In a new report on India’s labour market, the McKinsey Global Institute has focused on the concept of “gainful employment”, basically better work (or jobs) for India’s 460 million workforce that promise more money.
While repeatedly stressing the need for better, and more current jobs data in India, the report, titled India’s Labour Market: A new emphasis on gainful employment, highlights the structural shift from agriculture to the non-farm sector. Between 2011 and 2015, the number of agricultural jobs reduced by 26 million while the number of non-farm ones rose 33 million. This was especially driven by creation of jobs between 2013 and 2015. More current data isn’t available.
Despite the growth in non-farm employment, because of the sheer number of people entering the labour force, the overall labour force participation rate fell from 55.5% in 2011 to 52.4% in 2015. For men in urban areas, the corresponding numbers were 73.7% and 69.1%, highlighting the challenge at hand.
It’s a challenge that isn’t really captured by data because of some structural changes, the report adds. For instance, says the report, “declining labour force participation need not indicate a slowing growth in gainful employment” because more people could have stayed in the education system longer and fewer women may need to work because their families are now better off and do not need them to. Then, measuring both “employment” and gainful employment becomes tough in a country where 86% of the labour force is employed by the so-called informal sector. Nor do existing job surveys capture “economic and social mobility” which might give some indication on gainful employment, and “underlying labour market shifts” because Indian farm workers move “seamlessly” from farm-jobs to non-farm jobs at certain times of the year. Still, the report concludes, the shift away from agricultural jobs itself is a move towards gainful employment.
According to the McKinsey Global Institute report, the so-called gig economy (or increase in independent work opportunities available), government spending and the consequent creation of jobs, and increased entrepreneurial activity have created gainful employment for between 20 million and 26 million people between 2014 and 2017, the report says.

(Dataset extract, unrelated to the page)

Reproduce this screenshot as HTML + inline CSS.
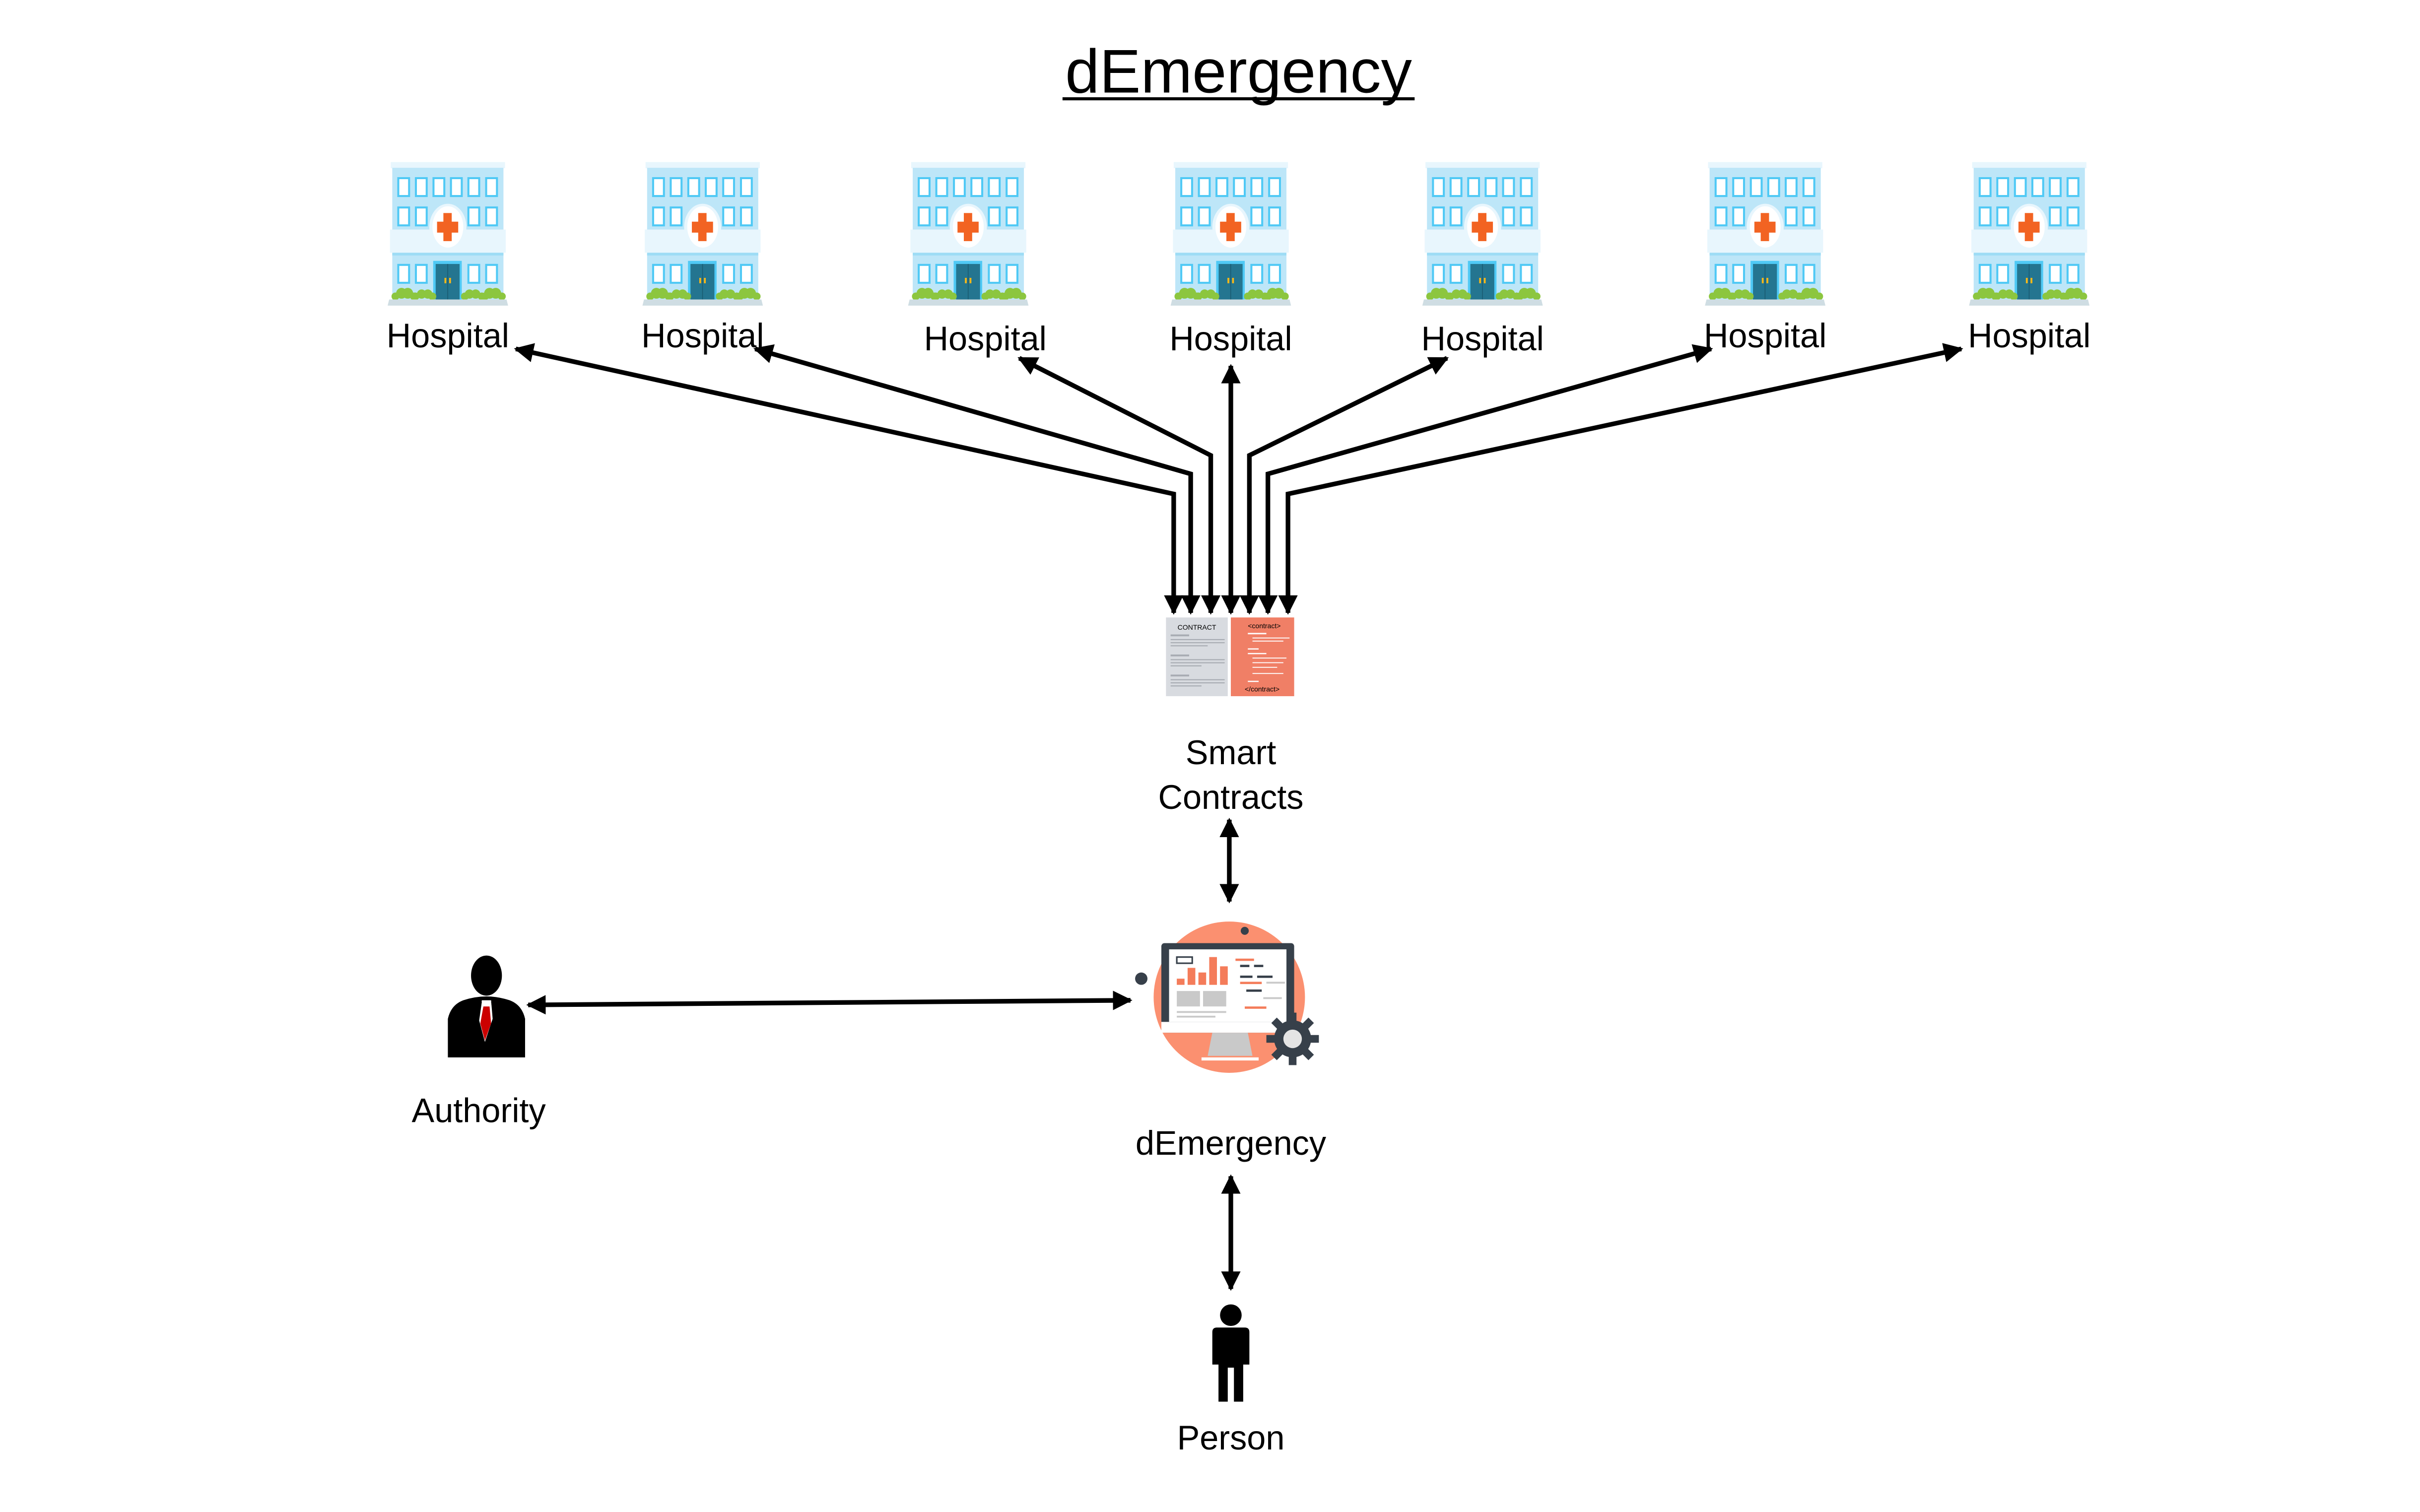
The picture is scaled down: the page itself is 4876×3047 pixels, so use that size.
<!DOCTYPE html>
<html><head><meta charset="utf-8"><style>
html,body{margin:0;padding:0;background:#fff;}
svg{display:block;}
text{font-family:"Liberation Sans",sans-serif;fill:#000;}
</style></head><body>
<svg width="4876" height="3047" viewBox="0 0 1567 979.5" preserveAspectRatio="none" xmlns="http://www.w3.org/2000/svg">
<defs>
<marker id="ah" viewBox="0 0 10 10" refX="9" refY="5" markerWidth="4.2" markerHeight="4.2" orient="auto-start-reverse" markerUnits="strokeWidth">
<path d="M0,0 L10,5 L0,10 z" fill="#000"/></marker>
<g id="hosp">
<rect x="0" y="0" width="74" height="4" fill="#e8f6fd"/>
<rect x="1" y="3.7" width="72" height="41" fill="#bde6f8"/>
<rect x="1" y="59" width="72" height="31" fill="#bde6f8"/>
<rect x="-0.5" y="43.7" width="75" height="15" fill="#e8f6fd"/>
<rect x="1" y="58.7" width="72" height="1.8" fill="#9ddcf5"/>
<g fill="#fff" stroke="#4fc9f5" stroke-width="1.3">
<rect x="4.9" y="10.4" width="7" height="11.6"/><rect x="16.3" y="10.4" width="7" height="11.6"/><rect x="27.7" y="10.4" width="7" height="11.6"/><rect x="39" y="10.4" width="7" height="11.6"/><rect x="50.3" y="10.4" width="7" height="11.6"/><rect x="61.8" y="10.4" width="7" height="11.6"/>
<rect x="4.9" y="29.4" width="7" height="11.6"/><rect x="16.3" y="29.4" width="7" height="11.6"/><rect x="50.3" y="29.4" width="7" height="11.6"/><rect x="61.8" y="29.4" width="7" height="11.6"/>
<rect x="4.9" y="66.6" width="7" height="11.6"/><rect x="16.3" y="66.6" width="7" height="11.6"/><rect x="50.3" y="66.6" width="7" height="11.6"/><rect x="61.8" y="66.6" width="7" height="11.6"/>
</g>
<ellipse cx="37" cy="42" rx="12" ry="15" fill="#e8f6fd"/>
<ellipse cx="37" cy="42" rx="10" ry="13.4" fill="#fff"/>
<rect x="34.1" y="33" width="5.4" height="18.2" fill="#f26322"/>
<rect x="30" y="38.6" width="13.7" height="7.1" fill="#f26322"/>
<rect x="27.5" y="64" width="18.5" height="25" fill="#4fc9f5"/>
<rect x="29.1" y="66" width="15.5" height="23" fill="#247590"/>
<line x1="36.9" y1="66" x2="36.9" y2="89" stroke="#1a5a70" stroke-width="0.5"/>
<rect x="34.8" y="75" width="1.2" height="3.5" fill="#fbb917"/><rect x="37.8" y="75" width="1.2" height="3.5" fill="#fbb917"/>
<g fill="#8cc63f">
<circle cx="3" cy="87" r="2.5"/><circle cx="7" cy="85" r="3.5"/><circle cx="11" cy="85" r="3.5"/><circle cx="15" cy="87" r="2.5"/>
<circle cx="16" cy="87" r="2.5"/><circle cx="20" cy="85.5" r="3"/><circle cx="24" cy="85.5" r="3"/><circle cx="27" cy="87" r="2.5"/>
<circle cx="48" cy="87" r="2.5"/><circle cx="51" cy="85.5" r="3"/><circle cx="55" cy="85.5" r="3"/><circle cx="59" cy="87" r="2.5"/>
<circle cx="61" cy="87" r="2.5"/><circle cx="64" cy="85" r="3.5"/><circle cx="68" cy="85" r="3.5"/><circle cx="72" cy="87" r="2.5"/>
</g>
<polygon points="-1,89 75,89 76,93 -2,93" fill="#cfdde3"/>
</g>
</defs>

<text x="802" y="60" font-size="40" text-anchor="middle">dEmergency</text>
<rect x="688" y="63" width="228" height="2" fill="#000"/>

<use href="#hosp" x="253" y="105"/>
<use href="#hosp" x="418" y="105"/>
<use href="#hosp" x="590" y="105"/>
<use href="#hosp" x="760" y="105"/>
<use href="#hosp" x="923" y="105"/>
<use href="#hosp" x="1106" y="105"/>
<use href="#hosp" x="1277" y="105"/>

<g font-size="22" text-anchor="middle">
<text x="290" y="225">Hospital</text>
<text x="455" y="225">Hospital</text>
<text x="638" y="227">Hospital</text>
<text x="797" y="227">Hospital</text>
<text x="960" y="227">Hospital</text>
<text x="1143" y="225">Hospital</text>
<text x="1314" y="225">Hospital</text>
</g>

<g fill="none" stroke="#000" stroke-width="3" marker-start="url(#ah)" marker-end="url(#ah)">
<polyline points="334,226 760,320 760,397"/>
<polyline points="489,226 771,307 771,397"/>
<polyline points="660,232 784,295 784,397"/>
<polyline points="797,237 797,397"/>
<polyline points="937,232 809,295 809,397"/>
<polyline points="1108,226 821,307 821,397"/>
<polyline points="1270,226 834,320 834,397"/>
<polyline points="796,531 796,584"/>
<polyline points="342,651 732,648"/>
<polyline points="797,762 797,835"/>
</g>

<!-- contract -->
<rect x="755" y="400" width="40" height="51" fill="#d8dbe0"/>
<text x="775" y="408" font-size="4.5" text-anchor="middle" fill="#555">CONTRACT</text>
<g fill="#a8acb3">
<rect x="758" y="411" width="12" height="1.2"/><rect x="758" y="414" width="35" height="0.7"/><rect x="758" y="416" width="35" height="0.7"/><rect x="758" y="418" width="24" height="0.7"/>
<rect x="758" y="424" width="12" height="1.2"/><rect x="758" y="427" width="35" height="0.7"/><rect x="758" y="429" width="35" height="0.7"/><rect x="758" y="431" width="20" height="0.7"/>
<rect x="758" y="437" width="12" height="1.2"/><rect x="758" y="440" width="35" height="0.7"/><rect x="758" y="442" width="35" height="0.7"/><rect x="758" y="444" width="20" height="0.7"/>
</g>
<rect x="797" y="400" width="41" height="51" fill="#f07f66"/>
<text x="808" y="407" font-size="4.5" fill="#fff">&lt;contract&gt;</text>
<text x="806" y="448" font-size="4.5" fill="#fff">&lt;/contract&gt;</text>
<g fill="#fff"><rect x="808" y="410" width="12" height="0.9"/><rect x="811" y="413" width="24" height="0.6"/><rect x="811" y="415" width="20" height="0.6"/><rect x="808" y="420" width="7" height="0.8"/><rect x="808" y="423" width="12" height="0.8"/><rect x="811" y="426" width="22" height="0.6"/><rect x="811" y="429" width="20" height="0.6"/><rect x="811" y="432" width="16" height="0.6"/><rect x="811" y="436" width="20" height="0.6"/><rect x="808" y="441" width="7" height="0.8"/></g>

<g font-size="22" text-anchor="middle">
<text x="797" y="495">Smart</text>
<text x="797" y="524">Contracts</text>
</g>

<!-- dEmergency app icon -->
<circle cx="796" cy="646" r="49" fill="#fb9070"/>
<circle cx="739" cy="634" r="4" fill="#37404a"/>
<circle cx="806" cy="603" r="2.6" fill="#37404a"/>
<rect x="752" y="611" width="86" height="58" rx="2" fill="#37404a"/>
<rect x="757" y="615" width="76" height="47" fill="#fff"/>
<rect x="752" y="662" width="86" height="7" fill="#fff"/>
<polygon points="785,669 808,669 811,684 782,684" fill="#c9c9c9"/>
<rect x="778" y="685" width="37" height="2" fill="#fff"/>
<g fill="#f47c5a"><rect x="762" y="634" width="5" height="4"/><rect x="769" y="627" width="5" height="11"/><rect x="776" y="630" width="5" height="8"/><rect x="783" y="620" width="5" height="18"/><rect x="790" y="626" width="5" height="12"/><rect x="800" y="621" width="12" height="1.5"/><rect x="803" y="636" width="14" height="1.5"/><rect x="806" y="652" width="14" height="1.5"/></g>
<rect x="762" y="642" width="15" height="10" fill="#c9c9c9"/><rect x="779" y="642" width="15" height="10" fill="#c9c9c9"/>
<rect x="762" y="620" width="10" height="4" fill="none" stroke="#37404a" stroke-width="1"/>
<g fill="#37404a"><rect x="803" y="625" width="6" height="1.5"/><rect x="812" y="625" width="6" height="1.5"/><rect x="803" y="632" width="8" height="1.5"/><rect x="814" y="632" width="10" height="1.5"/><rect x="807" y="641" width="10" height="1.5"/></g>
<g fill="#c9c9c9"><rect x="762" y="655" width="32" height="1.2"/><rect x="762" y="658" width="25" height="1.2"/><rect x="820" y="636" width="12" height="1.2"/><rect x="818" y="646" width="12" height="1.2"/></g>
<g transform="translate(837,673)">
<g fill="#37404a">
<circle r="12"/>
<rect x="-2.5" y="-17" width="5" height="34"/><rect x="-17" y="-2.5" width="34" height="5"/>
<rect x="-2.5" y="-17" width="5" height="34" transform="rotate(45)"/><rect x="-2.5" y="-17" width="5" height="34" transform="rotate(-45)"/>
</g>
<circle r="6" fill="#e4e4e4"/>
</g>
<text x="797" y="748" font-size="22" text-anchor="middle">dEmergency</text>

<!-- Authority -->
<ellipse cx="315" cy="632" rx="10" ry="13" fill="#000"/>
<path d="M300,648 Q315,643 330,648 Q338,651 340,660 L340,685 L290,685 L290,660 Q292,651 300,648 Z" fill="#000"/>
<polygon points="312,648 318,648 319,660 314,675 310,660" fill="#fff"/>
<polygon points="313,652 317,652 318,663 314,674 311,663" fill="#c00"/>
<polygon points="306,647 312,649 309,670 302,656" fill="#000"/>
<polygon points="324,647 318,649 321,670 328,656" fill="#000"/>
<text x="310" y="727" font-size="22" text-anchor="middle">Authority</text>

<!-- Person -->
<circle cx="797" cy="852" r="7" fill="#000"/>
<path d="M788,860 L806,860 Q809,860 809,863 L809,884 L805,884 L805,908 L799,908 L799,886 L795,886 L795,908 L789,908 L789,884 L785,884 L785,863 Q785,860 788,860 Z" fill="#000"/>
<text x="797" y="939" font-size="22" text-anchor="middle">Person</text>
</svg>
</body></html>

Automation is unlikely to immediately affect jobs in India, the report says, although it puts the overall share of activities that can be automated at 52%, not very different from the global average. In most parts of the world, automation could take up to two decades, and it could take longer in India, given the low level of wages and the cost of automation. Even in IT, the report says, while some traditional roles may be automated entirely, automation will itself create a new set of jobs in “fields such as cybersecurity, mobile app development, new user interfaces, social media, data science, and platform engineering”. These jobs will require new skills though, and may require existing employees to be retrained, the report points out.
In conclusion, the McKinsey Global Institute report suggests three ways to create opportunities for more gainful employment. These are “more appropriate statistical measurement of employment”, “targeted government programmes”, and “removing hurdles that stand in the way of investment and innovation.” For instance, it adds, building industrial townships, focusing on manufacturing, and the development of tourist circuits, all through government programmes, could create more opportunities for gainful employment.